Glauben und Gehorsam sind daher nur wirklich in der Bindung an den Nächsten und den Bruder, in der Agape, der Liebe. Die Kirche ist eine Gemeinschaft, die durch gegenseitige Dienstleitungen auferbaut wird, und alle Charismen haben den Sinn die Gemeinde erbauender Dienstleistung in der Demut und sind umschlossen von der höchsten und letzten Geistesgabe der Liebe, ohne welche sie alle wertlos werden, die die einzig vollkommene unter ihnen allen ist (1. Kor. 12-14). Agape ist das Kennzeichen der Jünger Jesu als Liebe untereinander (Joh. 13, 34. 35; 15, 12. 17; 1. Joh. 3, 23). Wenn die Jünger lieben, so bleiben sie damit in der Liebe, mit der sie zuvor geliebt worden sind (Joh. 13, 34 f.; 15, 9. 12). Denn das Erste und Grundlegende ist die Liebe als die Bewegung des Vaters zu dem Sohne und des Sohnes zu den Menschen, die die Seinen sind (vgl. z.B. Joh. 3, 35; 10, 17; 15, 9 u.ö. mit Joh. 13, 1; 14, 21; 15, 9. 13. 17). In der Bruderliebe wird die Wirklichkeit Gottes sichtbar, und Christus lieben heißt einander lieben (vgl. Joh. 14, 15 mit 15, 12). In dem konkreten schlichten Handeln der Liebe realisiert sich die Kirche als Gemeinschaft der von Jesus Geliebten und Erwählten. Aus dem Gebundensein der Jünger von Gott und Christus her entspringt die Bindung der Jünger untereinander. So ist die Kirche der Ort der Agape Gottes, und ,,Liebe ist das Sein in der Kirche”.21) Wie die Stiftung der Kirche das Werk der Gottesliebe ist — die Christen sind ja die Gottgeliebten, die Erwählten und Geliebten, die vom Herrn geliebten Brüder (Röm. 1, 7; Kol. 3, 12; 2. Thess. 2, 13 vgl. Röm. 5, 8) — so ist nun die Kirche von der Gottesgabe dieser Liebe ganz erfüllt (Röm. 5, 5) und wird auferbaut in der Liebe (Eph. 4, 16; 1. Kor. 8, 1).

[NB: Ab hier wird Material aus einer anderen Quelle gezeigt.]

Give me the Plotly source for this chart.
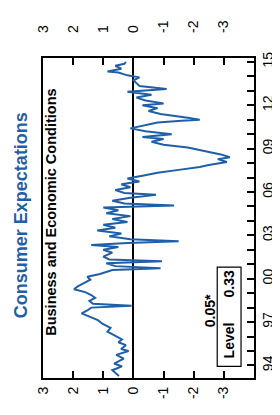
import plotly.graph_objects as go

# ---- data (decimal years, index values) ----
dates = [1993.27, 1993.67, 1993.93, 1994.13, 1994.47, 1994.73, 1995.0, 1995.13, 1995.4, 1995.6,
         1995.8, 1996.07, 1996.33, 1996.6, 1996.87, 1997.13, 1997.4, 1997.6, 1997.8, 1998.0,
         1998.13, 1998.27, 1998.47, 1998.67, 1998.87, 1999.07, 1999.27, 1999.47, 1999.67, 1999.93,
         2000.13, 2000.33, 2000.6, 2000.73, 2000.87, 2001.07, 2001.2, 2001.33, 2001.53, 2001.8,
         2002.0, 2002.2, 2002.33, 2002.47, 2002.6, 2002.73, 2002.93, 2003.13, 2003.33, 2003.53,
         2003.73, 2003.93, 2004.13, 2004.33, 2004.53, 2004.73, 2004.93, 2005.07, 2005.2, 2005.4,
         2005.6, 2005.8, 2005.93, 2006.13, 2006.33, 2006.53, 2006.73, 2006.93, 2007.13, 2007.33,
         2007.53, 2007.73, 2007.87, 2008.07, 2008.27, 2008.4, 2008.6, 2008.73, 2008.87, 2009.07,
         2009.27, 2009.47, 2009.67, 2009.8, 2010.0, 2010.2, 2010.4, 2010.6, 2010.8, 2010.93,
         2011.0, 2011.13, 2011.27, 2011.4, 2011.6, 2011.8, 2012.0, 2012.13, 2012.33, 2012.53,
         2012.73, 2012.93, 2013.13, 2013.33, 2013.53, 2013.73, 2013.93, 2014.07, 2014.27, 2014.33,
         2014.53, 2014.73, 2014.87, 2015.0]
values = [0.48, 0.7, 0.38, 0.64, 0.32, 0.57, 0.16, 0.41, 0.25, 0.5,
          0.38, 0.64, 0.86, 0.76, 1.02, 1.18, 1.53, 1.72, 1.53, 1.4,
          0.06, 1.34, 1.46, 1.27, 1.4, 1.6, 1.97, 1.85, 1.66, 1.43,
          1.53, 1.11, 0.7, -0.9, 0.6, 0.9, -0.95, 0.8, 1.0, 0.7,
          1.0, 0.5, 1.4, 0.2, -1.5, 0.1, 0.8, 0.4, 1.2, 0.6,
          1.0, 0.2, 0.7, 0.1, 0.9, 0.5, 1.0, -1.35, 0.3, 0.7,
          0.1, -0.75, 0.3, 0.6, 0.1, 0.4, -0.2, 0.2, -0.3, -0.8,
          -1.5, -2.2, -2.5, -3.1, -2.8, -3.2, -2.9, -2.6, -2.2, -1.8,
          -1.0, -0.6, -1.0, -0.3, -1.27, -0.4, 0.1, -0.3, -0.8, -1.6,
          -2.2, -1.8, -1.3, -0.9, -0.5, -0.8, -0.3, -1.0, -0.4, -0.1,
          -0.6, 0.2, -1.1, -0.2, -0.1, 0.0, -0.2, 0.2, 0.5, 0.86,
          0.4, 0.6, 0.3, 0.25]

value_ticks = [3, 2, 1, 0, -1, -2, -3]
value_tick_labels = ["3", "2", "1", "0", "-1", "-2", "-3"]
label_years = [1994, 1997, 2000, 2003, 2006, 2009, 2012, 2015]
year_labels = ["94", "97", "00", "03", "06", "09", "12", "15"]
minor_years = list(range(1994, 2016))

title_text = "Consumer Expectations"
subtitle_text = "Business and Economic Conditions"
sig_text = "0.05*"
level_text = "Level"
level_value = "0.33"

BLUE = "#1f5fa8"
FONT = "Liberation Sans, Arial, sans-serif"

fig = go.Figure()
fig.add_trace(go.Scatter(x=values, y=dates, mode="lines",
                         line=dict(color=BLUE, width=2), hoverinfo="skip", showlegend=False))
fig.add_trace(go.Scatter(x=values, y=dates, xaxis="x2", mode="lines",
                         line=dict(color="rgba(0,0,0,0)", width=0), hoverinfo="skip", showlegend=False))

axis_common = dict(showgrid=False, showline=True, linecolor="black", linewidth=2,
                   ticks="inside", ticklen=7, tickcolor="black", tickwidth=1.5,
                   tickangle=-90, tickfont=dict(family=FONT, size=14, color="black"))

fig.update_layout(
    width=280, height=415,
    margin=dict(l=35, r=23, t=38, b=45),
    paper_bgcolor="white", plot_bgcolor="white",
    showlegend=False, hovermode=False,
    xaxis=dict(range=[3, -4.0], tickmode="array", tickvals=value_ticks, ticktext=value_tick_labels,
               mirror=True, zeroline=True, zerolinecolor="black", zerolinewidth=1.5,
               ticklabelstandoff=1, **axis_common),
    xaxis2=dict(range=[3, -4.0], overlaying="x", side="top", tickmode="array",
                tickvals=value_ticks, ticktext=value_tick_labels, zeroline=False,
                showgrid=False, showline=False, ticks="inside", ticklen=7, tickcolor="black",
                tickwidth=1.5, tickangle=-90, tickfont=dict(family=FONT, size=14, color="black"),
                ticklabelstandoff=24),
    yaxis=dict(range=[1993.13, 2015.27], side="right", tickmode="array", tickvals=label_years,
               ticktext=year_labels, mirror=True, zeroline=False,
               minor=dict(tickvals=minor_years, ticks="inside", ticklen=7, tickcolor="black", tickwidth=1.5),
               **axis_common),
)

fig.add_annotation(text="<b>%s</b>" % title_text, xref="paper", yref="paper",
                   x=-0.104, y=0.509, xanchor="center", yanchor="middle", textangle=-90, showarrow=False,
                   font=dict(family=FONT, size=18, color=BLUE))
fig.add_annotation(text="<b>%s</b>" % subtitle_text, xref="paper", yref="paper",
                   x=0.0405, y=0.518, xanchor="center", yanchor="middle", textangle=-90, showarrow=False,
                   font=dict(family=FONT, size=14.5, color="black"))
fig.add_annotation(text="<b>%s</b>" % sig_text, xref="x", yref="y",
                   x=-2.53, y=1997.8, xanchor="center", yanchor="middle", textangle=-90, showarrow=False,
                   font=dict(family=FONT, size=14, color="black"))
fig.add_shape(type="rect", xref="x", yref="y", x0=-2.78, x1=-3.57, y0=1993.93, y1=2000.8,
              line=dict(color="black", width=1.2), fillcolor="white")
fig.add_annotation(text="<b>%s</b>" % level_text, xref="x", yref="y",
                   x=-3.17, y=1995.73, xanchor="center", yanchor="middle", textangle=-90, showarrow=False,
                   font=dict(family=FONT, size=14, color="black"))
fig.add_annotation(text="<b>%s</b>" % level_value, xref="x", yref="y",
                   x=-3.17, y=1999.67, xanchor="center", yanchor="middle", textangle=-90, showarrow=False,
                   font=dict(family=FONT, size=14, color="black"))

fig.write_html("out.html")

So sind Glaube, Gehorsam und Liebe die Zeichen der von Gott in Christus gestifteten Kirche als gebundener Gemeinschaft. Damit ist ebensosehr aller fromme Individualismus als auch das Untergehen der Person in irgendeinem Kollektivismus oder einer dinglich-institutionellen Objektivität ausgeschlossen. Wieder ist damit ein Punkt erreicht, an dem der Stiftungsbegriff in seiner theologischen Verwendung innerhalb der Lehre von der Kirche vom Neuen Testament her gegen ein bloß geschichtliches, bloß rechtliches und institutionalistisches Mißverständnis gesichert werden mußte und konnte.
[34] 21) So D. Faulhaber a.a.O. S. 38. Wir folgen in den Sätzen über das Johannesevangelium ihren wichtigen Ausführungen S. 36 ff., ohne hier diesen wie überhaupt dem Kirchenbegriff des Joh. gerecht werden zu können.